Others were more cautious.
“We expect we have hit the bottom for total dwelling commencements, with marginal growth expected in FY2025 on the back of a modest rise in house starts,” Oxford Economics Australia economist Michael Dyer said.
“Capacity constraints continue to weigh on the flow of work and push back the conclusion of projects. Trade labour shortages remain the key concern, and will likely place a speed limit on activity medium term.”
But as separate analysis from KPMG this week showed, up to half of all residential building activity is devoted to additions and renovations of existing housing stock, or one-for-one replacement of houses by owners who want to avoid moving.
Australia’s trade and subcontractor shortages could be eased if policies and regulations tilted resources towards new home-building, KPMG urban economist Terry Rawnsley said.
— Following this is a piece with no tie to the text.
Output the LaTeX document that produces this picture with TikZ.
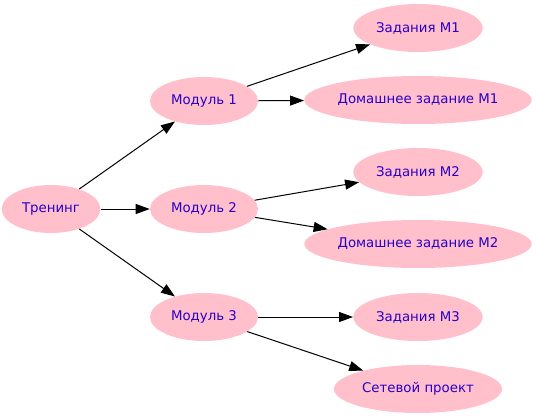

Even Mr McSweeney said the sector still faced major challenges. But while builder-developers – which managed all the risks in one entity – were better able to realise projects in the current environment, securing contractors in the low-margin game of home-building was still tough, he said.
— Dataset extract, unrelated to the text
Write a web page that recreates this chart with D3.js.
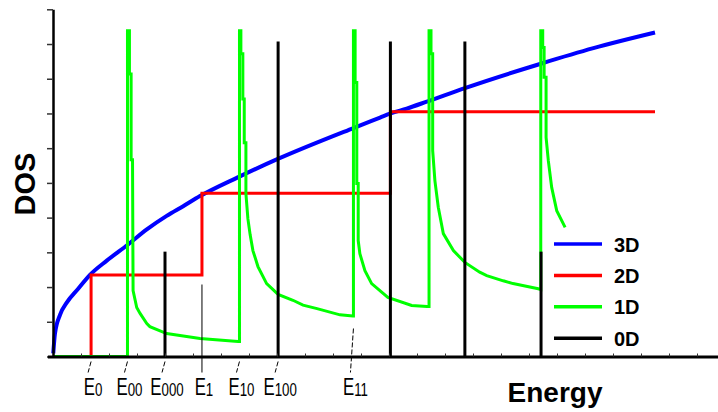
<!DOCTYPE html>
<html>
<head>
<meta charset="utf-8">
<script src="https://cdn.jsdelivr.net/npm/d3@7"></script>
<style>
  body { margin: 0; background: #fff; }
  svg { display: block; }
</style>
</head>
<body>
<script>
// size of the picture
var w = 718;
var h = 412;

// 3D density of states [energy, DOS]
var dos3D = [
  [0.01, 0.09], [0.07, 0.66], [0.25, 1.20], [0.49, 1.55], [0.90, 1.95],
  [1.32, 2.35], [1.92, 2.76], [2.67, 3.22], [3.35, 3.66], [4.06, 4.05],
  [4.65, 4.33], [5.25, 4.62], [6.60, 5.16], [8.03, 5.69], [10.73, 6.58],
  [11.68, 6.88], [12.06, 7.00], [12.63, 7.14], [13.35, 7.34], [14.71, 7.73],
  [17.45, 8.44], [19.30, 8.88], [21.50, 9.33]
];

// 2D: step edges and plateau heights
var edges2D = [1.36, 5.32, 12.05];
var levels2D = [2.35, 4.70, 7.05];
var end2D = 21.5;

// 1D: spikes at each sub-band edge, then decaying tails
var dos1D = [
  [0, 0], [2.66, 0], [2.66, 9.38], [2.73, 9.38], [2.73, 8.14], [2.79, 8.14],
  [2.79, 5.67], [2.84, 5.67], [2.86, 1.90], [2.99, 1.41], [3.11, 1.24],
  [3.35, 0.95], [3.46, 0.86], [4.06, 0.66], [5.25, 0.52], [6.61, 0.43],
  [6.66, 0.43], [6.66, 9.38], [6.71, 9.38], [6.71, 8.72], [6.78, 8.72],
  [6.78, 7.42], [6.83, 7.42], [6.83, 6.16], [6.89, 6.16], [6.89, 4.69],
  [6.96, 3.97], [7.04, 3.51], [7.14, 3.05], [7.32, 2.59], [7.63, 2.10],
  [8.04, 1.79], [8.57, 1.62], [8.93, 1.48], [9.43, 1.38], [10.25, 1.20],
  [10.71, 1.17],
  [10.73, 1.17], [10.73, 9.38], [10.79, 9.38], [10.79, 7.89], [10.85, 7.89],
  [10.85, 4.98], [10.90, 4.98], [10.90, 3.34], [10.96, 2.96], [11.14, 2.47],
  [11.38, 2.10], [11.96, 1.70], [12.81, 1.47], [13.36, 1.44],
  [13.43, 1.44], [13.43, 9.38], [13.50, 9.38], [13.50, 8.72], [13.56, 8.72],
  [13.56, 5.93], [13.64, 5.06], [13.76, 4.30], [13.94, 3.54], [14.30, 3.05],
  [14.71, 2.71], [15.24, 2.43], [15.49, 2.33], [16.08, 2.18], [16.43, 2.10],
  [17.33, 1.95], [17.42, 1.93],
  [17.42, 9.38], [17.49, 9.38], [17.49, 8.90], [17.54, 8.90], [17.54, 8.04],
  [17.61, 8.04], [17.61, 6.31], [17.69, 5.64], [17.81, 4.87], [17.99, 4.20],
  [18.29, 3.72]
];

// 0D: delta peaks [energy, height]
var dos0D = [[4.0, 3.02], [8.04, 9.07], [12.05, 9.07], [14.71, 9.07], [17.43, 3.02]];

// level labels under the axis
var levelMain = ["E", "E", "E", "E", "E", "E", "E"];
var levelSub = ["0", "00", "000", "1", "10", "100", "11"];
var levelEnergy = [1.36, 2.66, 4.0, 5.32, 6.66, 8.04, 10.73];

// legend
var legendNames = ["3D", "2D", "1D", "0D"];
var legendColors = ["#0000ff", "#ff0000", "#00ff00", "#000000"];

var xScale = d3.scaleLinear().domain([-0.2, 23.75]).range([47.4, 718]);
var yScale = d3.scaleLinear().domain([0, 10]).range([356.5, 9.3]);

var svg = d3.select("body").append("svg")
  .attr("width", w)
  .attr("height", h);

var line = d3.line()
  .x(function(d) { return xScale(d[0]); })
  .y(function(d) { return yScale(d[1]); });

// 3D
svg.append("path")
  .datum(dos3D)
  .attr("fill", "none")
  .attr("stroke", "#0000ff")
  .attr("stroke-width", 4)
  .attr("d", line.curve(d3.curveMonotoneX));

// 2D staircase
var pts2D = [[edges2D[0], 0]];
edges2D.forEach(function(e, i) { pts2D.push([e, levels2D[i]]); });
pts2D.push([end2D, levels2D[levels2D.length - 1]]);
svg.append("path")
  .datum(pts2D)
  .attr("fill", "none")
  .attr("stroke", "#ff0000")
  .attr("stroke-width", 3)
  .attr("d", line.curve(d3.curveStepAfter));

// 1D
svg.append("path")
  .datum(dos1D)
  .attr("fill", "none")
  .attr("stroke", "#00ff00")
  .attr("stroke-width", 3)
  .attr("d", line.curve(d3.curveLinear));

// 0D
svg.selectAll(".peak")
  .data(dos0D)
  .enter()
  .append("line")
  .attr("class", "peak")
  .attr("x1", function(d) { return xScale(d[0]); })
  .attr("x2", function(d) { return xScale(d[0]); })
  .attr("y1", yScale(0))
  .attr("y2", function(d) { return yScale(d[1]); })
  .attr("stroke", "#000")
  .attr("stroke-width", 3);

// axes
var yAxis = d3.axisLeft(yScale).tickValues(d3.range(0, 11)).tickSizeInner(6).tickSizeOuter(0).tickFormat("");
var xAxis = d3.axisBottom(xScale).tickValues(d3.range(1, 24)).tickSizeInner(-3).tickSizeOuter(0).tickFormat("");

var gy = svg.append("g")
  .attr("transform", "translate(" + xScale(0) + ",0)")
  .call(yAxis);
gy.select(".domain").attr("stroke", "#000").attr("stroke-width", 2.5);
gy.selectAll(".tick line").attr("stroke", "#333").attr("stroke-width", 1.5);

var gx = svg.append("g")
  .attr("transform", "translate(0," + yScale(0) + ")")
  .call(xAxis);
gx.select(".domain").attr("stroke", "#000").attr("stroke-width", 3);
gx.selectAll(".tick line").attr("stroke", "#333").attr("stroke-width", 1);

// level pointers and labels
var labels = svg.append("g").attr("class", "levels");
levelEnergy.forEach(function(e, i) {
  var lx = xScale(e);
  var top = (levelSub[i] === "1" || levelSub[i] === "11") ? yScale(0) - (i === 3 ? 72 : 28) : yScale(0) + 5;
  labels.append("line")
    .attr("x1", lx)
    .attr("y1", top)
    .attr("x2", lx - (i === 3 ? 0 : 3))
    .attr("y2", yScale(0) + 16)
    .attr("stroke", "#000")
    .attr("stroke-width", 1)
    .attr("stroke-dasharray", i === 3 ? null : "5,2");
  // narrow look of the original labels: squeeze sideways
  var t = labels.append("text")
    .attr("transform", "translate(" + (lx + 2) + ",395) scale(0.7,1)")
    .attr("text-anchor", "middle")
    .attr("font-family", "'Liberation Sans', Arial, sans-serif")
    .attr("font-size", 24)
    .attr("fill", "#000");
  t.append("tspan").text(levelMain[i]);
  t.append("tspan").attr("font-size", 19).attr("dy", 1).text(levelSub[i]);
});

// axis titles
svg.append("text")
  .attr("transform", "translate(35,184) rotate(-90)")
  .attr("text-anchor", "middle")
  .attr("font-family", "'Liberation Sans', Arial, sans-serif")
  .attr("font-weight", "bold")
  .attr("font-size", 29)
  .text("DOS");

svg.append("text")
  .attr("x", 555)
  .attr("y", 402)
  .attr("text-anchor", "middle")
  .attr("font-family", "'Liberation Sans', Arial, sans-serif")
  .attr("font-weight", "bold")
  .attr("font-size", 28)
  .text("Energy");

// legend
var legend = svg.append("g").attr("transform", "translate(554,244)");
var rows = legend.selectAll("g")
  .data(legendNames)
  .enter()
  .append("g")
  .attr("transform", function(d, i) { return "translate(0," + (i * 31.4) + ")"; });
rows.append("line")
  .attr("x1", 0)
  .attr("x2", 48)
  .attr("stroke", function(d, i) { return legendColors[i]; })
  .attr("stroke-width", 3.5);
rows.append("text")
  .attr("x", 60)
  .attr("y", 7.5)
  .attr("font-family", "'Liberation Sans', Arial, sans-serif")
  .attr("font-weight", "bold")
  .attr("font-size", 20)
  .text(function(d) { return d; });
</script>
</body>
</html>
“Third-party building is still a struggle, particularly in NSW and Queensland. Trying to attract third-party builders is a problem. They’re risk-averse.”
Costs across construction have risen, even though some components such as structural steel stabilised in the September quarter and structural timber decreased in price, Mr McSweeney said.
The higher-cost environment made the development of repetitious housing with fewer variations a less risky and more attractive development proposition than build-to-sell apartments that often had to be customised, he said.
“Big build-to-sell is still problematic at the moment,” Mr McSweeney said.
Builders are hoping for a boost in demand from the federal Labor government’s Help to Buy scheme, which passed through parliament this week and under which 40,000 qualifying buyers will be able to buy a new home, with the government contributing 40 per cent of the cost under a shared-equity arrangement.
“The Help to Buy scheme is an important initiative of the federal government to enable 40,000 eligible home buyers to obtain and secure a deposit for a new home faster,” Housing Industry Association managing director Jocelyn Martin said this week.
The scheme will also offer a 30 per cent contribution to qualifying buyers of established homes.